Listening to music with Jack (or any 8-year-old) is a challenge because they like to hear the same songs over and over and over and over and…
If there’s a song they like, you have to have it on continual repeat. Just try and sneak in one of your favorites and see what happens. The groans, the “this sucks”, the whining, etc etc. I tell Jack “look, let’s listen to one of my songs and see if maybe you’ll like it.” Jack usually makes such a ruckus that I start the song over. Because I couldn’t hear it the first time. Then the groans get louder. So I start it over again. This goes on a few times, and then Jack actually wins. I can’t take it. I put on Avicci again. Not that he isn’t awesome or that his song is one of my favorites. But really. High rotation on every channel, and then constant repeat in my car. I dream of this song. I hear it when I wake up. It starts to haunt you after awhile.

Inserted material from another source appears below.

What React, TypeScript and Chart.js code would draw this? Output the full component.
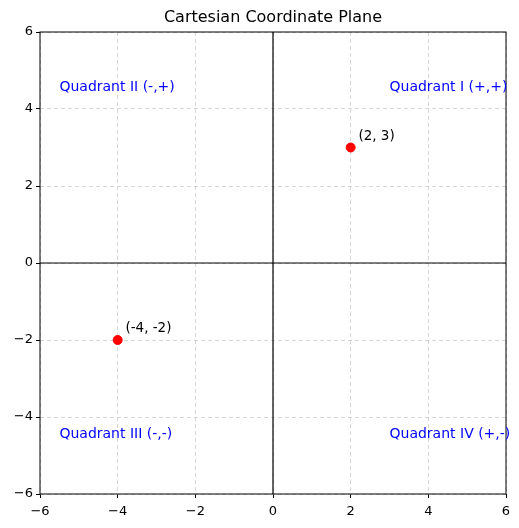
import { useEffect, useRef } from 'react';
import { Chart, registerables } from 'chart.js';

Chart.register(...registerables);

const pointsX = [2, -4];
const pointsY = [3, -2];
const pointLabels = ['(2, 3)', '(-4, -2)'];
const quadrantLabels = ['Quadrant I (+,+)', 'Quadrant II (-,+)', 'Quadrant III (-,-)', 'Quadrant IV (+,-)'];
const quadrantX = [3, -5.5, -5.5, 3];
const quadrantY = [4.5, 4.5, -4.5, -4.5];

const FONT = '"DejaVu Sans", sans-serif';

const overlay = {
  id: 'overlay',
  beforeDatasetsDraw(chart: any) {
    const { ctx, scales: { x, y }, chartArea: a } = chart;
    ctx.save();
    ctx.strokeStyle = '#000';
    ctx.lineWidth = 1.2;
    ctx.beginPath();
    ctx.moveTo(x.getPixelForValue(0), a.top);
    ctx.lineTo(x.getPixelForValue(0), a.bottom);
    ctx.moveTo(a.left, y.getPixelForValue(0));
    ctx.lineTo(a.right, y.getPixelForValue(0));
    ctx.stroke();
    ctx.restore();
  },
  afterDraw(chart: any) {
    const { ctx, scales: { x, y }, chartArea: a } = chart;
    ctx.save();
    ctx.strokeStyle = '#000';
    ctx.lineWidth = 1;
    ctx.strokeRect(a.left, a.top, a.right - a.left, a.bottom - a.top);
    ctx.font = `14px ${FONT}`;
    ctx.textBaseline = 'middle';
    ctx.textAlign = 'left';
    ctx.fillStyle = 'blue';
    quadrantLabels.forEach((t, i) => {
      ctx.fillText(t, x.getPixelForValue(quadrantX[i]), y.getPixelForValue(quadrantY[i]) - 2);
    });
    ctx.fillStyle = '#000';
    ctx.font = `13.5px ${FONT}`;
    ctx.textBaseline = 'alphabetic';
    pointLabels.forEach((t, i) => {
      ctx.fillText(t, x.getPixelForValue(pointsX[i] + 0.2), y.getPixelForValue(pointsY[i] + 0.2));
    });
    ctx.font = `16px ${FONT}`;
    ctx.textAlign = 'center';
    ctx.textBaseline = 'middle';
    ctx.fillText('Cartesian Coordinate Plane', (a.left + a.right) / 2, 18);
    ctx.restore();
  },
};

export default function App() {
  const ref = useRef<HTMLCanvasElement>(null);

  useEffect(() => {
    if (!ref.current) return;
    const fmt = (v: any) => String(v).replace('-', '\u2212');
    const tick = { color: '#000', font: { size: 13, family: FONT }, stepSize: 2, callback: fmt };
    const grid = { color: 'rgba(176,176,176,0.5)', tickColor: '#000', tickLength: 4 };
    const chart = new Chart(ref.current, {
      type: 'scatter',
      data: {
        datasets: [{
          data: pointsX.map((v, i) => ({ x: v, y: pointsY[i] })),
          backgroundColor: 'red',
          borderColor: 'red',
          pointRadius: 4.5,
        }],
      },
      options: {
        animation: false,
        responsive: false,
        layout: { padding: { top: 32, right: 13, left: 0, bottom: 0 } },
        plugins: { legend: { display: false }, tooltip: { enabled: false } },
        scales: {
          x: {
            min: -6, max: 6, ticks: { ...tick, padding: 6 },
            grid: grid as any,
            border: { display: false, dash: [4, 3] },
            afterFit: (s: any) => { s.height = 34; },
          },
          y: {
            min: -6, max: 6, ticks: tick,
            grid: grid as any,
            border: { display: false, dash: [4, 3] },
            afterFit: (s: any) => { s.width = 40; },
          },
        },
      },
      plugins: [overlay],
    });
    return () => chart.destroy();
  }, []);

  return (
    <div style={{ position: 'absolute', left: 0, top: 0 }}>
      <canvas ref={ref} width={519} height={528} style={{ width: 519, height: 528 }} />
    </div>
  );
}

So, in the car today I put on the freaken Avicci, and then skipped ahead to Lenny Kravitz. I was just in the mood people!

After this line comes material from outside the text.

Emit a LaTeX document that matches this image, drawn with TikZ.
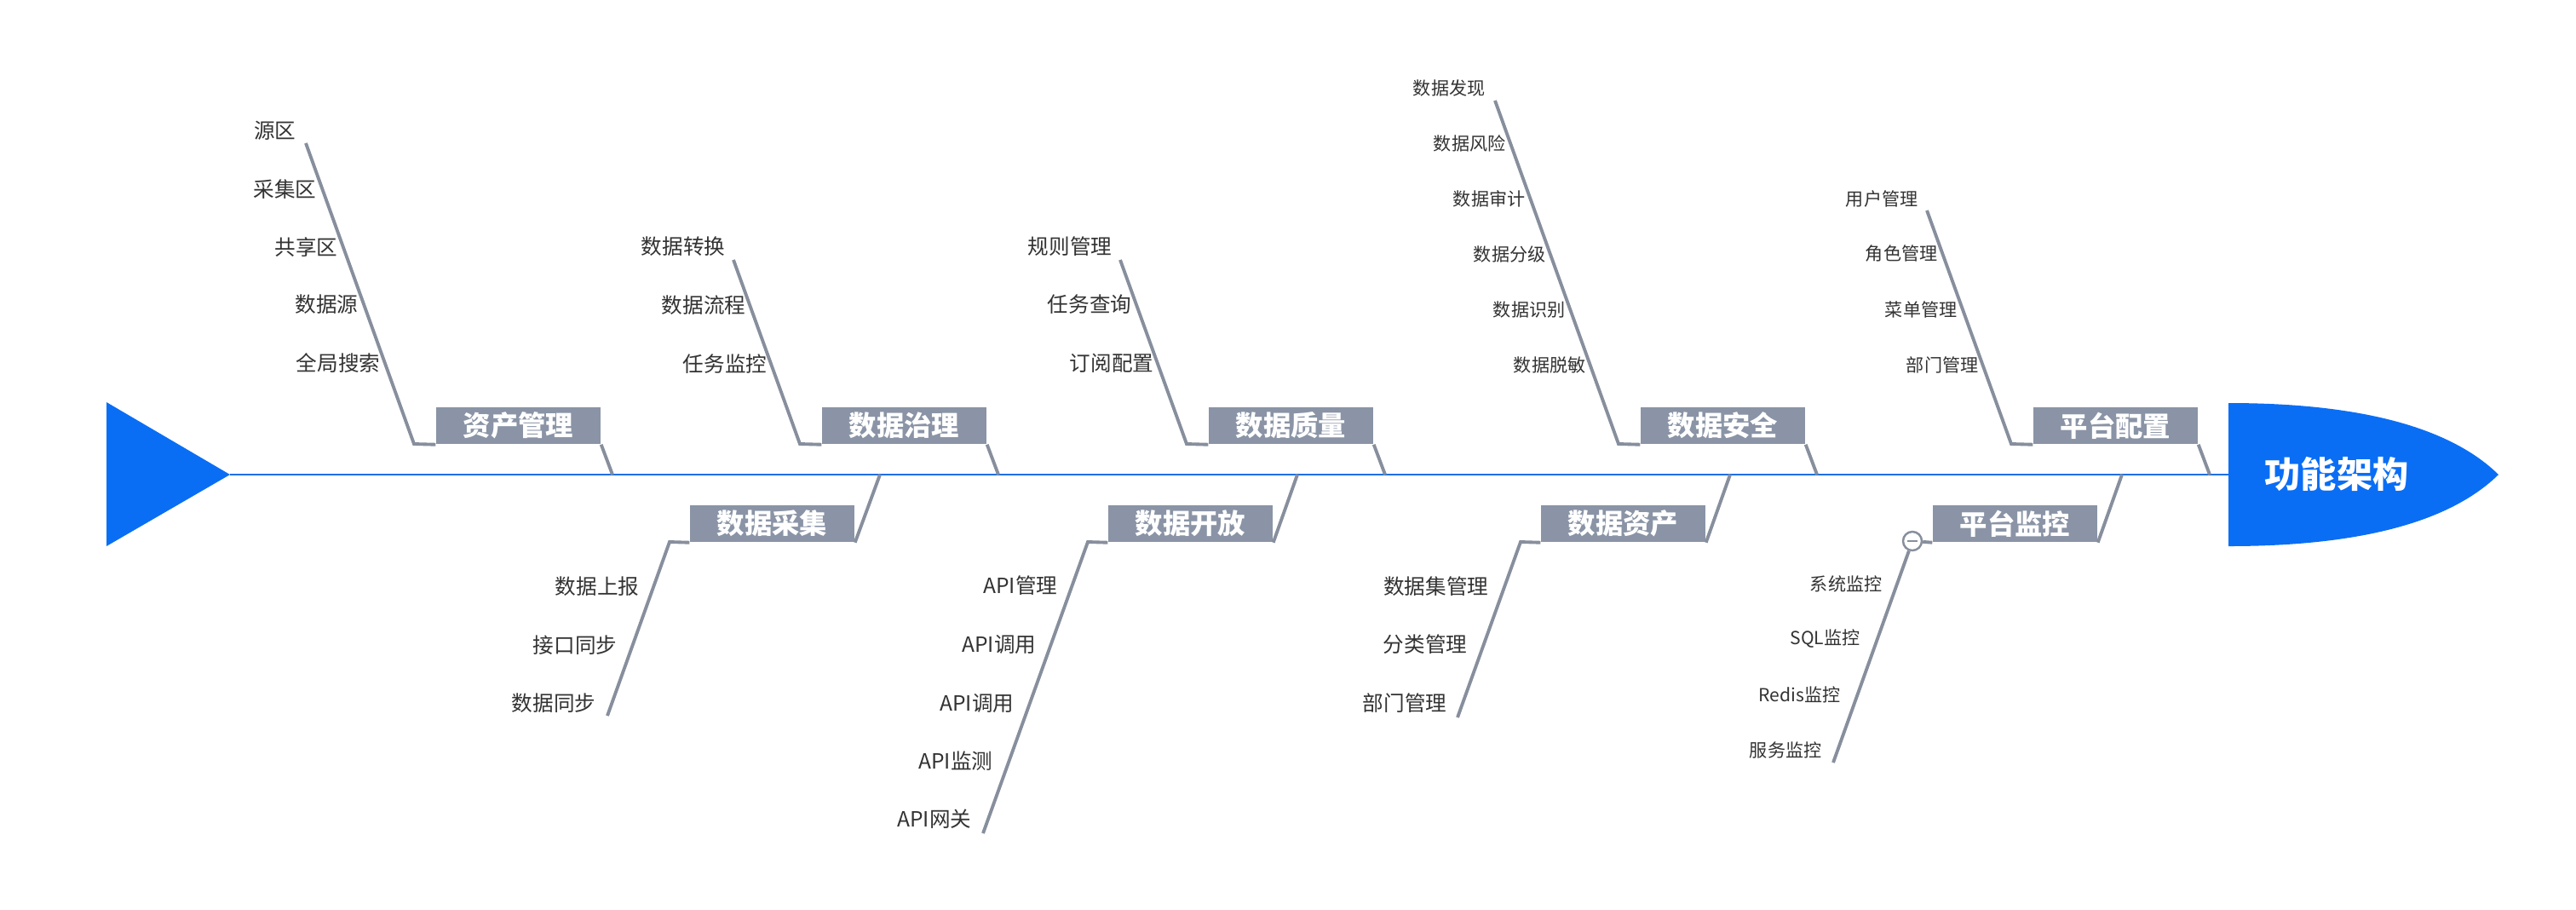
\documentclass[tikz,border=0pt]{standalone}
\usepackage{fontspec}
\setmainfont{Noto Sans CJK SC}
\usetikzlibrary{positioning}
\definecolor{bonegray}{HTML}{878F9D}
\definecolor{boxgray}{HTML}{8A94A6}
\definecolor{fishblue}{HTML}{0A6EF5}
\definecolor{spineblue}{HTML}{1F6FE3}
\definecolor{leaftext}{HTML}{333333}

\begin{document}
\begin{tikzpicture}[
  box/.style={fill=boxgray,text=white,font=\fontsize{9.2}{10}\selectfont\bfseries,minimum width=1.93cm,minimum height=0.43cm,inner sep=0pt},
  leaf/.style={anchor=east,text=leaftext,font=\fontsize{7}{8}\selectfont,inner sep=0pt},
  sleaf/.style={leaf,font=\fontsize{6}{7}\selectfont},
  bone/.style={draw=bonegray,line width=1.1pt}]
\useasboundingbox (0,0) rectangle (30.24,-10.67);
\fill[white] (0,0) rectangle (30.24,-10.67);
% tail and head
\coordinate (t0) at (1.25,-4.72);
\coordinate (t1) at (2.70,-5.57);
\coordinate (t2) at (1.25,-6.41);
\fill[fishblue] (t0)--(t1)--(t2)--cycle;
\coordinate (h0) at (26.16,-4.73);
\coordinate (h1) at (29.33,-5.57);
\coordinate (h2) at (26.16,-6.41);
\coordinate (sp) at (26.16,-5.57);
\fill[fishblue] (h0) .. controls (27.80,-4.73) and (28.80,-5.05) .. (h1) .. controls (28.80,-6.09) and (27.80,-6.41) .. (h2) -- cycle;
\node[text=white,font=\fontsize{12}{14}\selectfont\bfseries] (head) at (27.43,-5.56) {功能架构};
\draw[spineblue,line width=.8pt] (t1)--(sp);
% upper bones
\node[box] (asset) at (6.085,-4.995) {资产管理};
\node[box] (govern) at (10.615,-4.995) {数据治理};
\node[box] (quality) at (15.155,-4.995) {数据质量};
\node[box] (security) at (20.225,-4.995) {数据安全};
\node[box] (config) at (24.835,-4.995) {平台配置};
\coordinate (asset-s) at (7.19,-5.57);
\coordinate (govern-s) at (11.72,-5.57);
\coordinate (quality-s) at (16.26,-5.57);
\coordinate (security-s) at (21.33,-5.57);
\coordinate (config-s) at (25.94,-5.57);
\draw[bone] (asset.south east)--(asset-s);
\draw[bone] (govern.south east)--(govern-s);
\draw[bone] (quality.south east)--(quality-s);
\draw[bone] (security.south east)--(security-s);
\draw[bone] (config.south east)--(config-s);
\coordinate (asset-b) at (4.86,-5.21);
\coordinate (asset-t) at (3.59,-1.68);
\coordinate (govern-b) at (9.39,-5.21);
\coordinate (govern-t) at (8.61,-3.05);
\coordinate (quality-b) at (13.93,-5.21);
\coordinate (quality-t) at (13.15,-3.05);
\coordinate (security-b) at (19.00,-5.21);
\coordinate (security-t) at (17.55,-1.18);
\coordinate (config-b) at (23.61,-5.21);
\coordinate (config-t) at (22.62,-2.47);
\draw[bone] (asset.south west)--(asset-b)--(asset-t);
\draw[bone] (govern.south west)--(govern-b)--(govern-t);
\draw[bone] (quality.south west)--(quality-b)--(quality-t);
\draw[bone] (security.south west)--(security-b)--(security-t);
\draw[bone] (config.south west)--(config-b)--(config-t);
\node[leaf] (a1) at (3.48,-1.53) {源区};
\node[leaf] (a2) at (3.72,-2.22) {采集区};
\node[leaf] (a3) at (3.97,-2.90) {共享区};
\node[leaf] (a4) at (4.21,-3.57) {数据源};
\node[leaf] (a5) at (4.47,-4.26) {全局搜索};
\node[leaf] (g1) at (8.52,-2.89) {数据转换};
\node[leaf] (g2) at (8.76,-3.58) {数据流程};
\node[leaf] (g3) at (9.01,-4.27) {任务监控};
\node[leaf] (q1) at (13.06,-2.89) {规则管理};
\node[leaf] (q2) at (13.29,-3.57) {任务查询};
\node[leaf] (q3) at (13.55,-4.26) {订阅配置};
\node[sleaf] (s1) at (17.44,-1.03) {数据发现};
\node[sleaf] (s2) at (17.68,-1.68) {数据风险};
\node[sleaf] (s3) at (17.91,-2.33) {数据审计};
\node[sleaf] (s4) at (18.15,-2.98) {数据分级};
\node[sleaf] (s5) at (18.38,-3.63) {数据识别};
\node[sleaf] (s6) at (18.62,-4.28) {数据脱敏};
\node[sleaf] (c1) at (22.52,-2.33) {用户管理};
\node[sleaf] (c2) at (22.75,-2.98) {角色管理};
\node[sleaf] (c3) at (22.98,-3.63) {菜单管理};
\node[sleaf] (c4) at (23.23,-4.28) {部门管理};
% lower bones
\node[box] (collect) at (9.065,-6.145) {数据采集};
\node[box] (open) at (13.975,-6.145) {数据开放};
\node[box] (dassets) at (19.055,-6.145) {数据资产};
\node[box] (monitor) at (23.655,-6.145) {平台监控};
\coordinate (collect-s) at (10.33,-5.57);
\coordinate (open-s) at (15.23,-5.57);
\coordinate (dassets-s) at (20.31,-5.57);
\coordinate (monitor-s) at (24.91,-5.57);
\draw[bone] (collect.south east)--(collect-s);
\draw[bone] (open.south east)--(open-s);
\draw[bone] (dassets.south east)--(dassets-s);
\draw[bone] (monitor.south east)--(monitor-s);
\coordinate (collect-b) at (7.86,-6.36);
\coordinate (collect-t) at (7.13,-8.40);
\coordinate (open-b) at (12.77,-6.36);
\coordinate (open-t) at (11.54,-9.78);
\coordinate (dassets-b) at (17.85,-6.36);
\coordinate (dassets-t) at (17.11,-8.42);
\coordinate (monitor-t) at (21.52,-8.95);
\draw[bone] (collect.south west)--(collect-b)--(collect-t);
\draw[bone] (open.south west)--(open-b)--(open-t);
\draw[bone] (dassets.south west)--(dassets-b)--(dassets-t);
\node[circle,draw=bonegray,fill=white,line width=.7pt,minimum size=.22cm,inner sep=0pt] (fold) at (22.45,-6.35) {};
\draw[bone] (fold)--(monitor.south west);
\draw[bone] (fold)--(monitor-t);
\draw[bonegray,line width=.7pt] ([xshift=-.06cm]fold.center)--([xshift=.06cm]fold.center);
\node[leaf] (k1) at (7.51,-6.88) {数据上报};
\node[leaf] (k2) at (7.25,-7.57) {接口同步};
\node[leaf] (k3) at (7.00,-8.25) {数据同步};
\node[leaf] (o1) at (12.42,-6.87) {API管理};
\node[leaf] (o2) at (12.17,-7.56) {API调用};
\node[leaf] (o3) at (11.91,-8.25) {API调用};
\node[leaf] (o4) at (11.66,-8.93) {API监测};
\node[leaf] (o5) at (11.41,-9.61) {API网关};
\node[leaf] (d1) at (17.48,-6.88) {数据集管理};
\node[leaf] (d2) at (17.23,-7.56) {分类管理};
\node[leaf] (d3) at (16.99,-8.25) {部门管理};
\node[sleaf] (m1) at (22.10,-6.85) {系统监控};
\node[sleaf] (m2) at (21.84,-7.50) {SQL监控};
\node[sleaf] (m3) at (21.61,-8.15) {Redis监控};
\node[sleaf] (m4) at (21.39,-8.80) {服务监控};
\end{tikzpicture}
\end{document}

me: Jack, listen to this next song. It’s pretty cool. I listened to it when I was in college.
Jack: No one wants to relive the music from the 80’s mom. (he really says this and I really don’t know where he picked this up!)
me: Sigh. Just listen. You might like it. How do you think you got to like all the other songs that you actually like.
Jack: They were good.
me: Just. Listen. (I start the song over because he biotched through the beginning)
Jack: (whine)
me: Listen. It’s saying “it’s not over til it’s over”. Do you know what that means?
Jack: It means its annoying?
me: Listen! For Pete’s sake. Sheesh.
Jack: Who is this anyway?
me: Lenny Kravitz.
Jack: Who? Lenny Crapitz?
me: Knock it off Jack.
Jack: Sorry.
me: So, if you say it’s not over til it’s over, it means don’t give up on…
Jack: (interrupts) Yeah you’ve told me this once or twice or A THOUSAND TIMES.
me: (turning the dial) There. Happy?
Jack: (starts singing the Avicci song)
And I wonder why I’ve been popping Advil like candy this week. Geez.